— start Information supplied —

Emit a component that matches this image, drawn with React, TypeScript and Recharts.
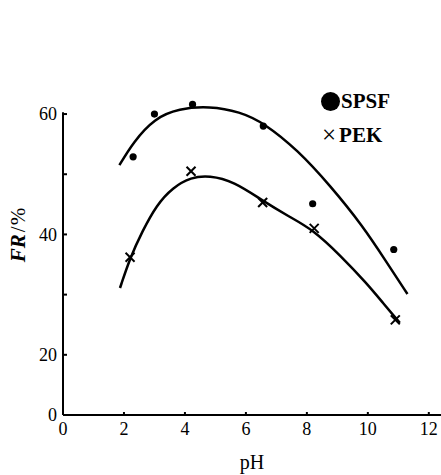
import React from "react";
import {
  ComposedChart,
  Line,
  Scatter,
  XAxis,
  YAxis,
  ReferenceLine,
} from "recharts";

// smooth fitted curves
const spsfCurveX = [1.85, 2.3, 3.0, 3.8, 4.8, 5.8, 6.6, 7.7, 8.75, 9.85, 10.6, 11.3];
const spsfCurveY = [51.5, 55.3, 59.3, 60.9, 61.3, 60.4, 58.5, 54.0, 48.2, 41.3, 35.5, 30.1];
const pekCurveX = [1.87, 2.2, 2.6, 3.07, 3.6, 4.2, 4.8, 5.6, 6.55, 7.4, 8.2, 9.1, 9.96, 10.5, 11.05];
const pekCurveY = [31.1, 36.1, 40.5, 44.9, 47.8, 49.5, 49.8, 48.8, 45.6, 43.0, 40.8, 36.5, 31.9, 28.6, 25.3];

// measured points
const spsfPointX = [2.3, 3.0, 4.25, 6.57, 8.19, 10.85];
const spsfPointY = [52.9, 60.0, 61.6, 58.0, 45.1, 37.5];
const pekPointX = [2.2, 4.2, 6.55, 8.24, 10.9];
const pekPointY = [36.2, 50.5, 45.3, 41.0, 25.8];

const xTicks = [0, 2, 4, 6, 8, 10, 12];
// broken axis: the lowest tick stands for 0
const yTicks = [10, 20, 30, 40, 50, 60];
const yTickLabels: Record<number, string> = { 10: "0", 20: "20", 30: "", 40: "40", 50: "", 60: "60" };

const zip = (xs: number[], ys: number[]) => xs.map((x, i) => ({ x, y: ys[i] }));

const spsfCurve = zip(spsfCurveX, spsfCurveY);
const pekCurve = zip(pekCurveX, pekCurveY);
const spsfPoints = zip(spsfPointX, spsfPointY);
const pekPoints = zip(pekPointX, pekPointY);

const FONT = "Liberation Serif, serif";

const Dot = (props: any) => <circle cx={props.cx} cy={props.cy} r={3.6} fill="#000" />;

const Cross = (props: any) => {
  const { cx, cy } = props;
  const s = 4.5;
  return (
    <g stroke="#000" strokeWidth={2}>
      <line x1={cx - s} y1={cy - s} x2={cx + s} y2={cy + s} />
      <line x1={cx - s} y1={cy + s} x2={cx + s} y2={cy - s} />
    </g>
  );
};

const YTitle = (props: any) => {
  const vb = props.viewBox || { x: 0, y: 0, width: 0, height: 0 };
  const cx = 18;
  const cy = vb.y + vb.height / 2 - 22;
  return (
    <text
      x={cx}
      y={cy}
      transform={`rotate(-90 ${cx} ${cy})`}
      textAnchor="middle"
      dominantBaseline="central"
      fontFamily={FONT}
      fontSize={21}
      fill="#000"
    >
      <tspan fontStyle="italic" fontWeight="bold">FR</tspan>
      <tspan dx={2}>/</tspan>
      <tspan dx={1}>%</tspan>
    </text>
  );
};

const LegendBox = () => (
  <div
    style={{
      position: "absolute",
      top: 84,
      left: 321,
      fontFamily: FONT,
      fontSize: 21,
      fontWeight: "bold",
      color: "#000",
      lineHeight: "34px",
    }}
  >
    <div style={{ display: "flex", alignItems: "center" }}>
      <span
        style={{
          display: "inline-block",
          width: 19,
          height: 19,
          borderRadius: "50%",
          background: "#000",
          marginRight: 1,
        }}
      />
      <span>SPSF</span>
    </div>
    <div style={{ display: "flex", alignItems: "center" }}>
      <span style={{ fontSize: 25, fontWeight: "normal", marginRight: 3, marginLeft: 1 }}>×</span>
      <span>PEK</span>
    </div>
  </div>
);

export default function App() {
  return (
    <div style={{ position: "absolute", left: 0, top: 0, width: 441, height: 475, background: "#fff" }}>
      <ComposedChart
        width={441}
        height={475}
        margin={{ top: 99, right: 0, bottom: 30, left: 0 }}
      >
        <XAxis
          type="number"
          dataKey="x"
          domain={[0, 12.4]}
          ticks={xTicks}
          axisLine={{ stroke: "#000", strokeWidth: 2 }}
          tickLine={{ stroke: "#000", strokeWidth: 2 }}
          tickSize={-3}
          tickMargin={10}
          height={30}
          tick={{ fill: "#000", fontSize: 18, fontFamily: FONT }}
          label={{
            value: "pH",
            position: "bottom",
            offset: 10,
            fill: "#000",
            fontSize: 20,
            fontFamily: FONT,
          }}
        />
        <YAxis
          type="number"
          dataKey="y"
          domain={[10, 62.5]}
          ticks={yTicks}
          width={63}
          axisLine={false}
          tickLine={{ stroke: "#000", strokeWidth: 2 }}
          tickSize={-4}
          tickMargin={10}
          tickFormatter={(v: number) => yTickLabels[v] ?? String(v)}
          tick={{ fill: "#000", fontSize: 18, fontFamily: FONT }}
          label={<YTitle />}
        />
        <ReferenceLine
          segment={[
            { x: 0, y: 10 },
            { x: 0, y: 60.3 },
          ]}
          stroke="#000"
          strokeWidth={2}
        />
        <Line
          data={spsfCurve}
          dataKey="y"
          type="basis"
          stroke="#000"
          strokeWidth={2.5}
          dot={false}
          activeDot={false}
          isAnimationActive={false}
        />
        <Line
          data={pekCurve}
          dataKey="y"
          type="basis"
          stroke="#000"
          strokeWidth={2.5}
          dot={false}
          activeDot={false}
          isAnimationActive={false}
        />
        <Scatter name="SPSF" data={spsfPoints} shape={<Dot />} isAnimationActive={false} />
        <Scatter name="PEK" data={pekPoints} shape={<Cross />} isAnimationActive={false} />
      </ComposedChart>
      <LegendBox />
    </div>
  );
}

— end Information supplied —

Copy out every line where the word "React" occurs.

- The reply:
Emit a component that matches this image, drawn with React, TypeScript and Recharts.
import React from "react";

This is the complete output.